World Peace at the four gives the Lakers a different look and more versatility than plugging Gasol or Jordan Hill there full-time. World Peace may only be 6’7”, but at 250 lbs and with his strength, MWP can more than hold his own against some of the larger power forwards.
MWP has also proven to be a consistent threat from three-point land, currently ranking sixth the NBA in three-point shots (57) and shooting .370 from long distance on the season. MWP would be the type of “stretch four” that has thrived in D’Antoni’s system with the Phoenix Suns and New York Knicks, to a lesser extent. World Peace could play a role similar to that of a hybrid Shawn Marion/Boris Diaw mix.

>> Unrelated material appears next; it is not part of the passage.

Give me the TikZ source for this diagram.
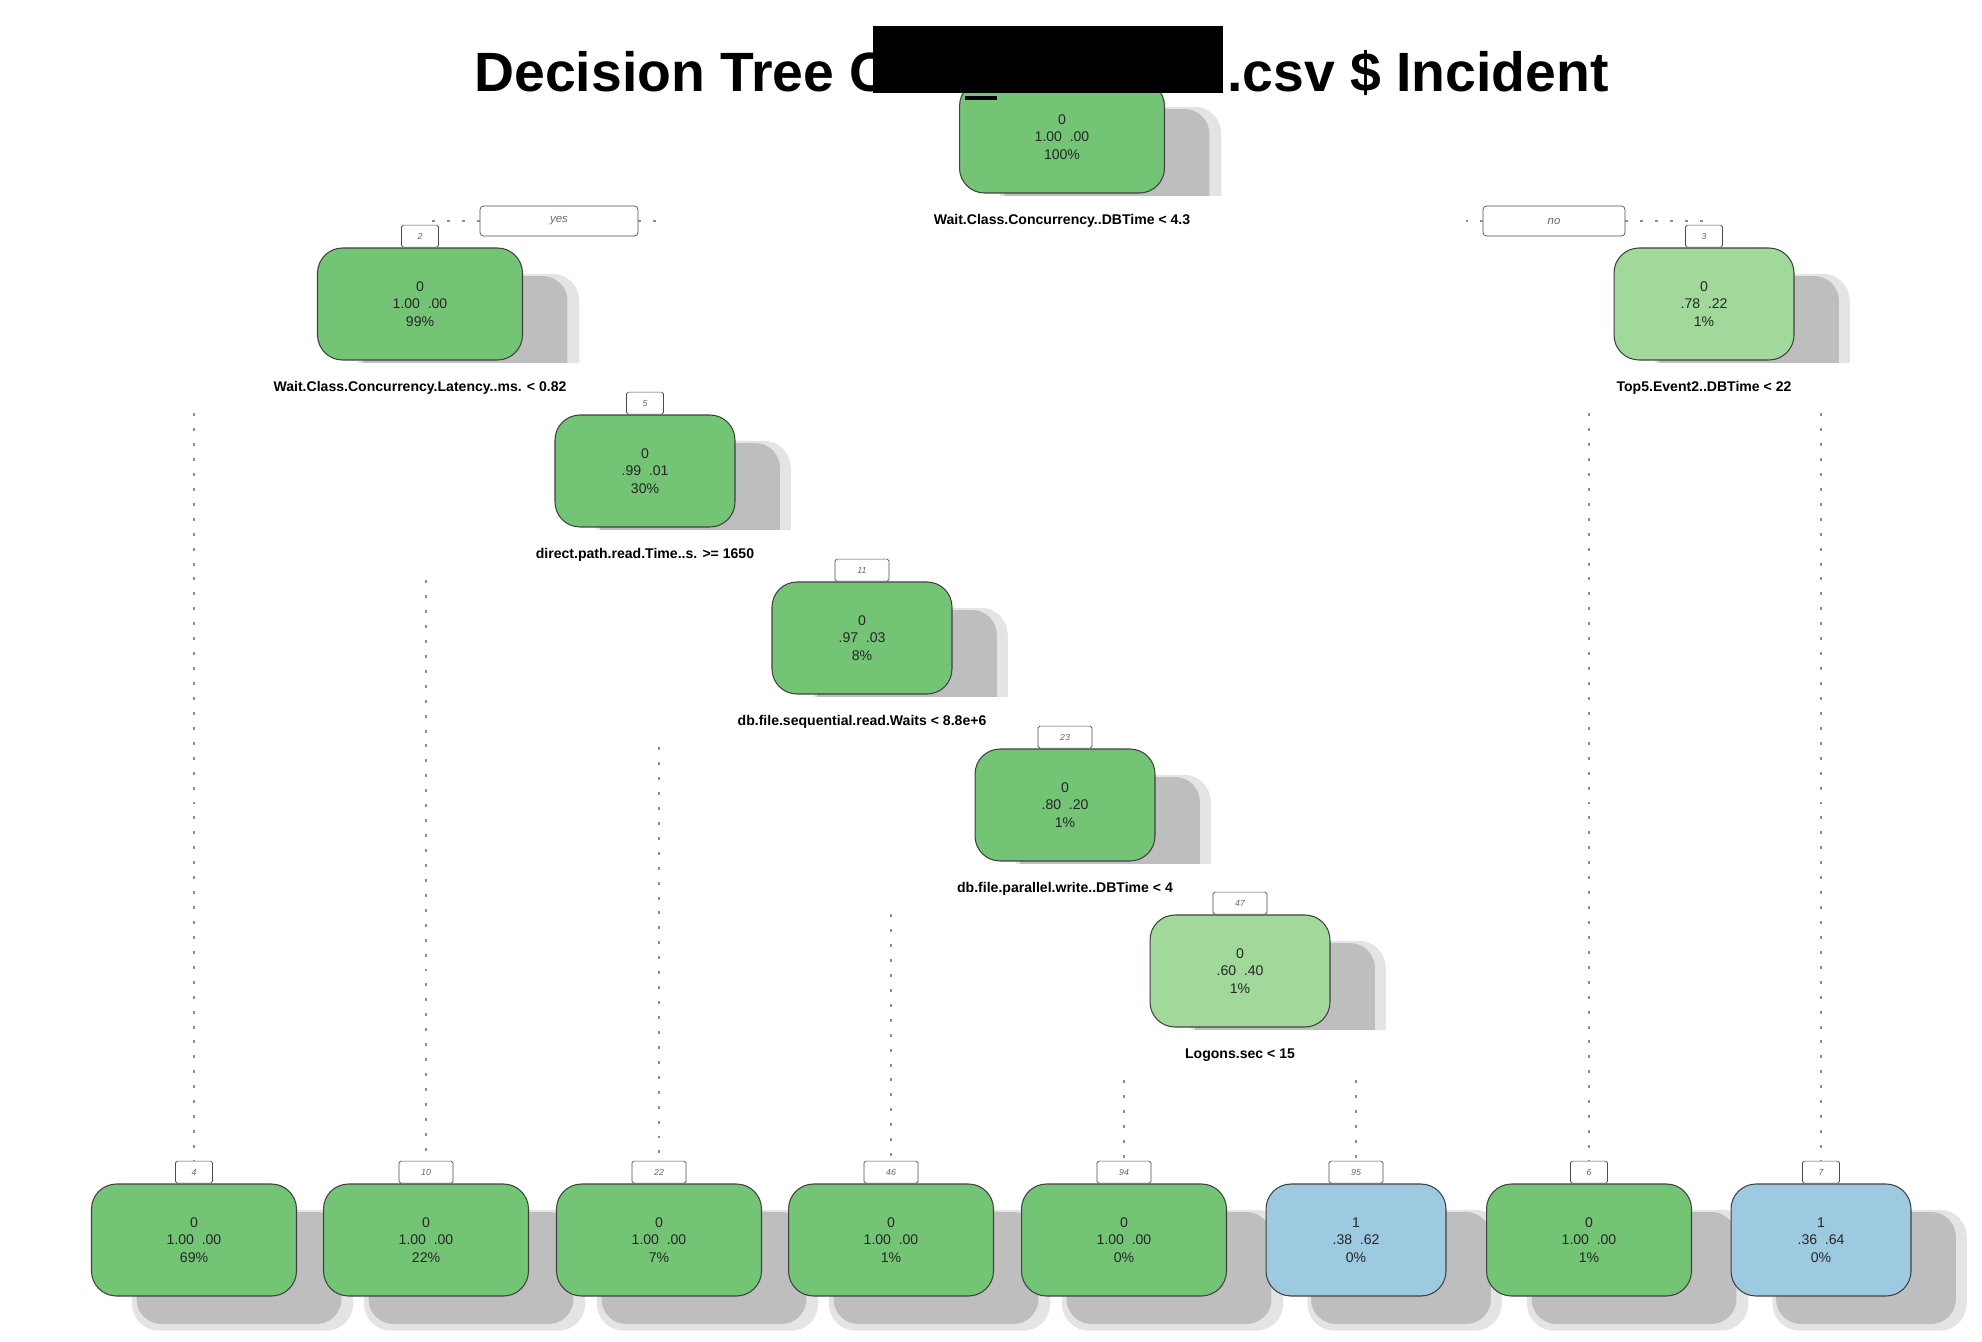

Once Steve Nash returns, this is how the Lakers rotation will look, per Lakers reporter Mike Trudell courtesy of NBA.com:
Starters – Nash, Meeks, Kobe Bryant, Gasol, Dwight Howard
Reserves – Chris Duhon, Darius Morris, World Peace
Antawn Jamison, Jordan Hill and Ebanks appear to be the odd men out in this new rotation, barring any significant injuries or foul trouble.
It may be a little early to shorten the rotation to just eight players, but desperate times call for desperate measures and the Lakers can’t afford to fall any lower in the standings. Generally 50 wins equals a playoff berth in the Western Conference, and the 12-14 Lakers will need to go at least 38-18 over the remaining 56 games to reach the 50-win plateau.
Any change that yields positive results is welcomed for Lakers fans. Moving Metta to the four just might do the trick.